Everything in the listing below from the line containing "Give me the Altair source for this chart." through the line containing "import pandas as pd" should be repeated exactly; leave out every other line.

_DATA SUPPLIED_
## Start
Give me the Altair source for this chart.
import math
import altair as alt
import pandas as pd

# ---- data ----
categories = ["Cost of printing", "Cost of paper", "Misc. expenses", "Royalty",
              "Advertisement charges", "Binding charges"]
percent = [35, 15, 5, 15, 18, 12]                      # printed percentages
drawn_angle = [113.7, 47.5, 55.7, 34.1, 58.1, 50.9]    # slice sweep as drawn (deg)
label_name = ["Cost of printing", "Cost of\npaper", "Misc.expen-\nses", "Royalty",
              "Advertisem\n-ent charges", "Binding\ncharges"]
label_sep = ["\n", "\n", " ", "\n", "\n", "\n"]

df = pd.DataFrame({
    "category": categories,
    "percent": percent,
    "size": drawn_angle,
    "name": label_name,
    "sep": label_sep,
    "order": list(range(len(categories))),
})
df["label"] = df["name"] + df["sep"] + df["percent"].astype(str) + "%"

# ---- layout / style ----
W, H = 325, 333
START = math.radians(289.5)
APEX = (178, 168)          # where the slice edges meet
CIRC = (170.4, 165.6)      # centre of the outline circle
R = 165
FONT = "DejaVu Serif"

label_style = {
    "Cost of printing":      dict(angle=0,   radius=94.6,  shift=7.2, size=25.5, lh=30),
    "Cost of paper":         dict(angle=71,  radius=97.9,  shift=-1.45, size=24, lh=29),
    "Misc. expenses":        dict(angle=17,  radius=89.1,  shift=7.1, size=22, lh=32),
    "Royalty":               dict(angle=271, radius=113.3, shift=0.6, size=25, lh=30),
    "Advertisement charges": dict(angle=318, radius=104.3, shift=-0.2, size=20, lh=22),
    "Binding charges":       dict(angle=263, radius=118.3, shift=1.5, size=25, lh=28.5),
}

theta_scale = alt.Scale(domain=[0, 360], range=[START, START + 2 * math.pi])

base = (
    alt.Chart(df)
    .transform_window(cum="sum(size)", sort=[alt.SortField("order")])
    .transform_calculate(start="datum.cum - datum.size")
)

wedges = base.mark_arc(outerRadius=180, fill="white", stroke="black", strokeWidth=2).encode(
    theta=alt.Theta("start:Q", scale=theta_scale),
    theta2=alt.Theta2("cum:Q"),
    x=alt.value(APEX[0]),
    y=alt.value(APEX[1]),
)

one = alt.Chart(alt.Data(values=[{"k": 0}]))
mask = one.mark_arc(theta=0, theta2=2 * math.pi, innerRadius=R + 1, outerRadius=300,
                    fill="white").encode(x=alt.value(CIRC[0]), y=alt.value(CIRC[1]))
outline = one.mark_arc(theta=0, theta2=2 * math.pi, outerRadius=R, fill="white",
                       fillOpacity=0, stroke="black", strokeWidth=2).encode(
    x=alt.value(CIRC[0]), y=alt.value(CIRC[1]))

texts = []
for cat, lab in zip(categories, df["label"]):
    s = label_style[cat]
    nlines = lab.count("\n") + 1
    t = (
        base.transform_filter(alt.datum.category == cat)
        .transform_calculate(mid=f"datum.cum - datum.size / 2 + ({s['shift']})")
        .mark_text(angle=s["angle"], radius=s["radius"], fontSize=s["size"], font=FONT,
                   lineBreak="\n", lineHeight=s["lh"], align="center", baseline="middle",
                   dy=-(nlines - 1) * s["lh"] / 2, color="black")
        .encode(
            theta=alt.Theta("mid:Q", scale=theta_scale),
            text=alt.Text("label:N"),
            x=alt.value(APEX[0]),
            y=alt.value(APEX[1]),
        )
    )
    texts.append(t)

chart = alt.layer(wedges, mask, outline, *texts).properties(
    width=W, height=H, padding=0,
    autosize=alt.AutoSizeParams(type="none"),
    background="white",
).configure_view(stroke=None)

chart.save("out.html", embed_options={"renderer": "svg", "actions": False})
## End
## Start
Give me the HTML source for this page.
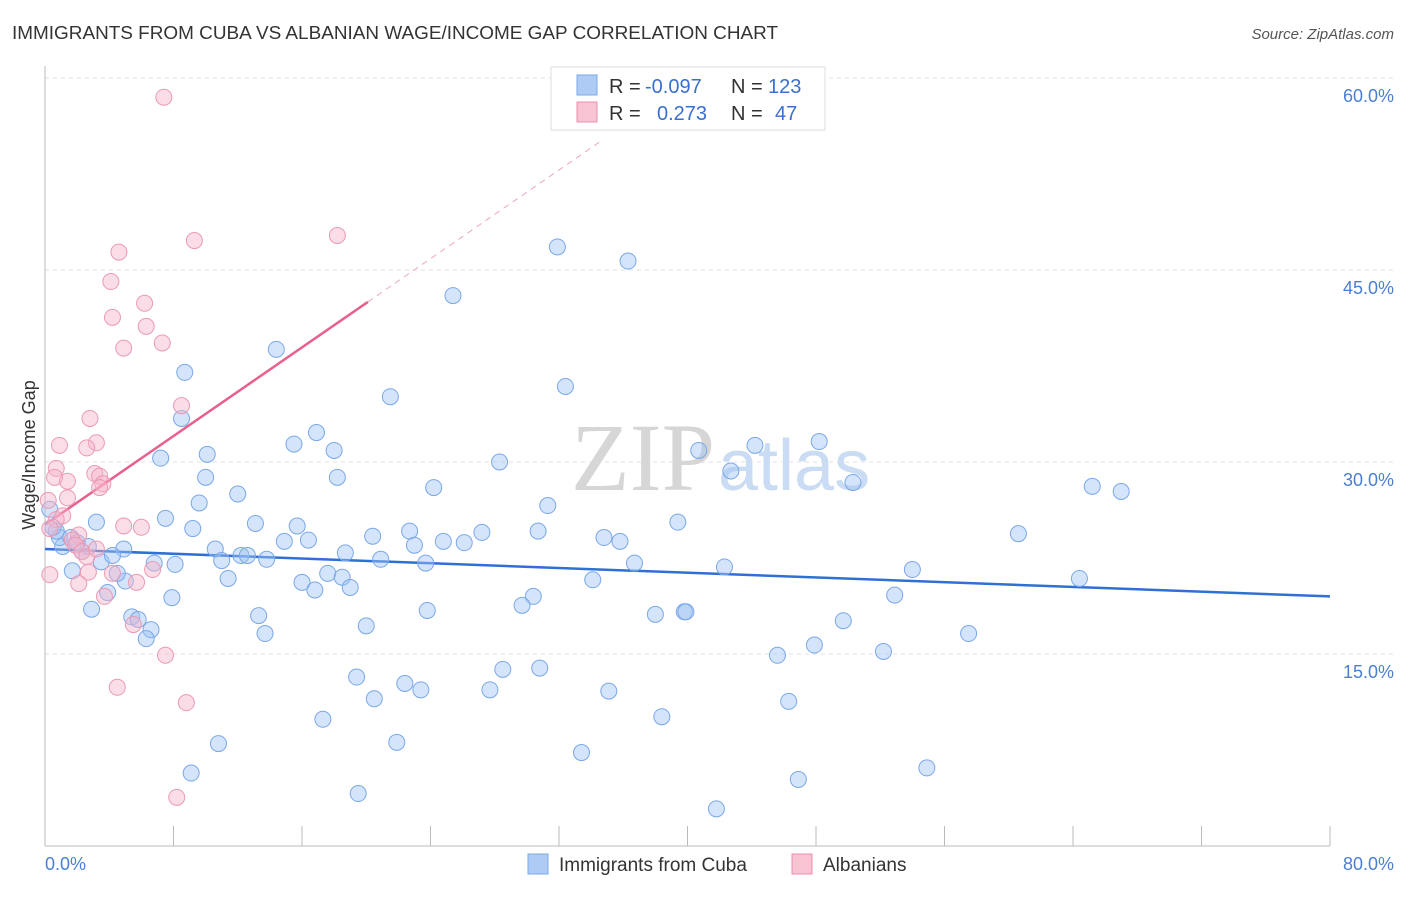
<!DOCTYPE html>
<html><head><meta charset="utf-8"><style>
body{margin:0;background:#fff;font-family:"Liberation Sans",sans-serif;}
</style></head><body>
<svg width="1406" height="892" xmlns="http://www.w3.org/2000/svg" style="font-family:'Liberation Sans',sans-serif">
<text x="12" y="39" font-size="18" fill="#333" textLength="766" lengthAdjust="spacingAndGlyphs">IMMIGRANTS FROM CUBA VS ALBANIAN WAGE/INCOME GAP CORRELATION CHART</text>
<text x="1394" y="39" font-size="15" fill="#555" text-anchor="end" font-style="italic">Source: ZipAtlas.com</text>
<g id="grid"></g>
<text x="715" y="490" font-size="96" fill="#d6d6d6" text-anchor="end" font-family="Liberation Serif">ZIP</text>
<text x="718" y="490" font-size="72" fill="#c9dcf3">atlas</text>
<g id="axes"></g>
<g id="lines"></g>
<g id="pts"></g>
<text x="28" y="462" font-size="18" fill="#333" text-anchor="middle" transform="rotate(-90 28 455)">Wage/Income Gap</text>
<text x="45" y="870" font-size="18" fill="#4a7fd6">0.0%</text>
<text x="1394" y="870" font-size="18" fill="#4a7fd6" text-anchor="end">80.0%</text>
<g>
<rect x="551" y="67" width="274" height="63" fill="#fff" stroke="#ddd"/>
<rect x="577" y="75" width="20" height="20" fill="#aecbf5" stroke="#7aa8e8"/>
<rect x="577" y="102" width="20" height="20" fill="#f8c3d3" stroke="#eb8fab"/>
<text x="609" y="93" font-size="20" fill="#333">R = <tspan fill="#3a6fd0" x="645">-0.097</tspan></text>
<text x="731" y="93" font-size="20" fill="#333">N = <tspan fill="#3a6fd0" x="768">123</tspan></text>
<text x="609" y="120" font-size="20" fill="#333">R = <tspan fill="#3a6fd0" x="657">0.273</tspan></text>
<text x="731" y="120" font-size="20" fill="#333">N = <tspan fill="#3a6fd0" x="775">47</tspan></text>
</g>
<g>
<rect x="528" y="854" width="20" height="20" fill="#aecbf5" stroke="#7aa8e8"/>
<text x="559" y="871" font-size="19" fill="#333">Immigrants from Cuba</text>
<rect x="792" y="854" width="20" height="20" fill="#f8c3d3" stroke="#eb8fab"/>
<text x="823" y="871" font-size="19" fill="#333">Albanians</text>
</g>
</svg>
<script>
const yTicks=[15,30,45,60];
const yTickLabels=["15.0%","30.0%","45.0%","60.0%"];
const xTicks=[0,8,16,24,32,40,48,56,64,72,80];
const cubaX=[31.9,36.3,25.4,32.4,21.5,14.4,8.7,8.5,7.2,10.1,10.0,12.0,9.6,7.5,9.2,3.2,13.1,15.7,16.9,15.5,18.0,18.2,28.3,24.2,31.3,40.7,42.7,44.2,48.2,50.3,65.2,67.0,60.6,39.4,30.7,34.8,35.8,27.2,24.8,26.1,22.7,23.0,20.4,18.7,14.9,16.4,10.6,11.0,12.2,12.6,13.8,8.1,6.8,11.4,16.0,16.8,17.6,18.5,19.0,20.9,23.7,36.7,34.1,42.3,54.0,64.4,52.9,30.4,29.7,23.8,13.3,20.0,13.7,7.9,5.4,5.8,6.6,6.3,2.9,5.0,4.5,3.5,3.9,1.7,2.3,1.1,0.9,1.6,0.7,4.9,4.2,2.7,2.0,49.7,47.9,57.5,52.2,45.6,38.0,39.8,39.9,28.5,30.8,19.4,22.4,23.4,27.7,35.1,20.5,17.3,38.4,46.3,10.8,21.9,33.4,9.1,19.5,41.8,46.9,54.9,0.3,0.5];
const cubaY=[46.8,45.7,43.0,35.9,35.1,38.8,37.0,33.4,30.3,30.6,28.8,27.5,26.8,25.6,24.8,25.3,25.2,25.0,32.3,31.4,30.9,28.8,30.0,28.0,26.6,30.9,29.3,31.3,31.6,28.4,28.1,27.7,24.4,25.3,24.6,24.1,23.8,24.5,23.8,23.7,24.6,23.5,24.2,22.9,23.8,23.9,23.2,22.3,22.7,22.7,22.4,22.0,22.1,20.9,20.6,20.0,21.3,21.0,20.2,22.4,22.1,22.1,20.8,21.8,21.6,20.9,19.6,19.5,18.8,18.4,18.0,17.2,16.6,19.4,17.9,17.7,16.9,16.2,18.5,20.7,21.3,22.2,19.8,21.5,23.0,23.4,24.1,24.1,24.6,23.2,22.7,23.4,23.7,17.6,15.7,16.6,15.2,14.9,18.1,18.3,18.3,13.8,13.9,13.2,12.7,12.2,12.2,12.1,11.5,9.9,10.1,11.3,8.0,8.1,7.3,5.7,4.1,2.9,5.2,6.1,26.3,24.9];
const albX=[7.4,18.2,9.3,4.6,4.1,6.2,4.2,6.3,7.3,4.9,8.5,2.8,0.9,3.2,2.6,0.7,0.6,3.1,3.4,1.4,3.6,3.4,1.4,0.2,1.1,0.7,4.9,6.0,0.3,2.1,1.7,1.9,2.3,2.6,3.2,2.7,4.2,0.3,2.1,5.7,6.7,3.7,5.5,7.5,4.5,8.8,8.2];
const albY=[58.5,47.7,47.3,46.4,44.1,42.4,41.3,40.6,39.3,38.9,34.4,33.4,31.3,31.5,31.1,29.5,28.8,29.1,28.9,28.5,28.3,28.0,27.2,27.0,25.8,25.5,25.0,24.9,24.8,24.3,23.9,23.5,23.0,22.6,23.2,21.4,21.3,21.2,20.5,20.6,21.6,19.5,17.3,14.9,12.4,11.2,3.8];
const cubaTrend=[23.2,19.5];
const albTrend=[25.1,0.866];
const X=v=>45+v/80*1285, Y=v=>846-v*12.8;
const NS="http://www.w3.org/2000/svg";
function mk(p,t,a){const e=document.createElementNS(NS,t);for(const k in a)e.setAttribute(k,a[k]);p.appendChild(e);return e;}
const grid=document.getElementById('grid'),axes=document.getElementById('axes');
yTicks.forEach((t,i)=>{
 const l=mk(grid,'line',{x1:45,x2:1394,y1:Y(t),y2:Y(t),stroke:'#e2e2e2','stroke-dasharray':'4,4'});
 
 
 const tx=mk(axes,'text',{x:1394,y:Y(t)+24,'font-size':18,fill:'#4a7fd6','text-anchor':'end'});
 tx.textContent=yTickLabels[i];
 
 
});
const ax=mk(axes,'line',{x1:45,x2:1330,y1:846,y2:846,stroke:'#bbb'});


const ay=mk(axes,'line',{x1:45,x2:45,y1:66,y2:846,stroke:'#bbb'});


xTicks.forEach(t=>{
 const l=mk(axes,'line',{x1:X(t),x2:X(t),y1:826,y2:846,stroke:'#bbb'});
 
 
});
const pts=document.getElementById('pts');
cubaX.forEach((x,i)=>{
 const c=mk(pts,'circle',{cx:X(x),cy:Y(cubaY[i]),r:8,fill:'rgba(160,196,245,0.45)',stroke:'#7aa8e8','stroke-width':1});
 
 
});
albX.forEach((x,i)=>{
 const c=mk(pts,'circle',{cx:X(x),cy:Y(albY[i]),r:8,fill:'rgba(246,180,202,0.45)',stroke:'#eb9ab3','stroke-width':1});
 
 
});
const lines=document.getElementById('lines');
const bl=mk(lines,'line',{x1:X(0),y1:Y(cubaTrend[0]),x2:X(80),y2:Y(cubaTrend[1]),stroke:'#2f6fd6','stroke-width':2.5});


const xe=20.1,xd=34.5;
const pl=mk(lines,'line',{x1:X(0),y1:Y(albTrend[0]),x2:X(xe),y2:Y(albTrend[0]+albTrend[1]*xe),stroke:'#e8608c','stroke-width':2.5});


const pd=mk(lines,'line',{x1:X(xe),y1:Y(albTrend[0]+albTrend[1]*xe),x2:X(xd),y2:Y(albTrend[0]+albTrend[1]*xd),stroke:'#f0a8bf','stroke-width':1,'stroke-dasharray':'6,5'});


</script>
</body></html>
## End
## Start
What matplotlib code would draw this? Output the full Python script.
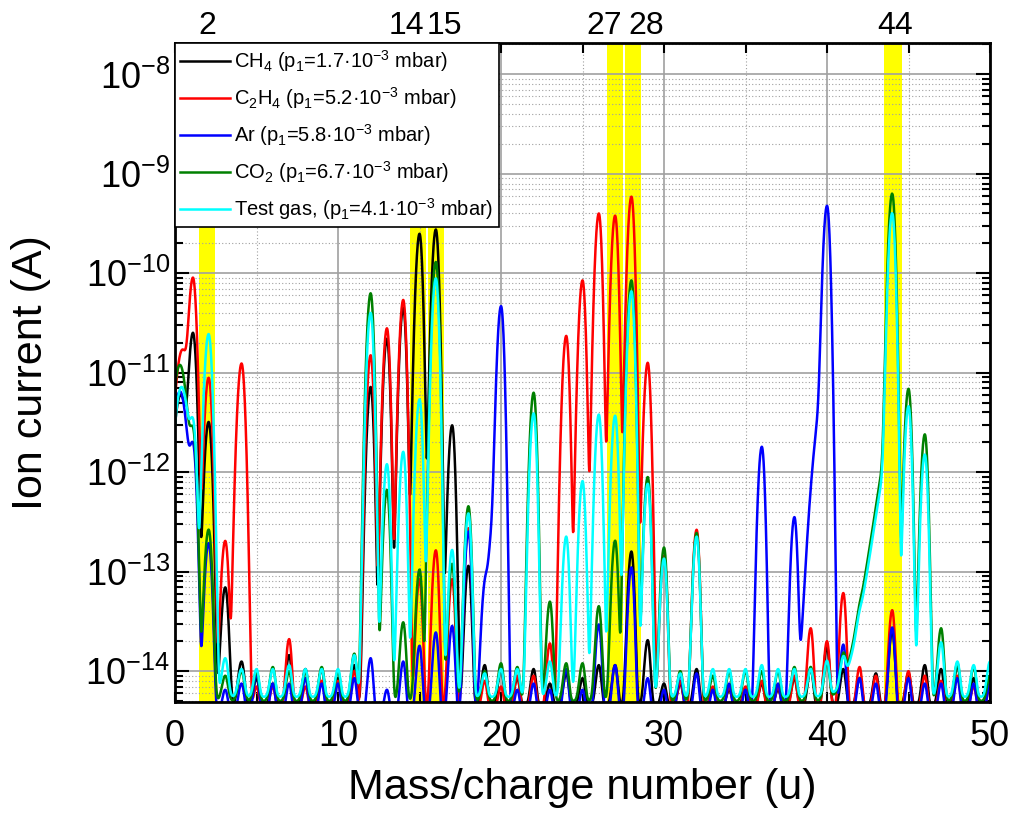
## End
_WRITTEN RESPONSE_
Give me the Altair source for this chart.
import math
import altair as alt
import pandas as pd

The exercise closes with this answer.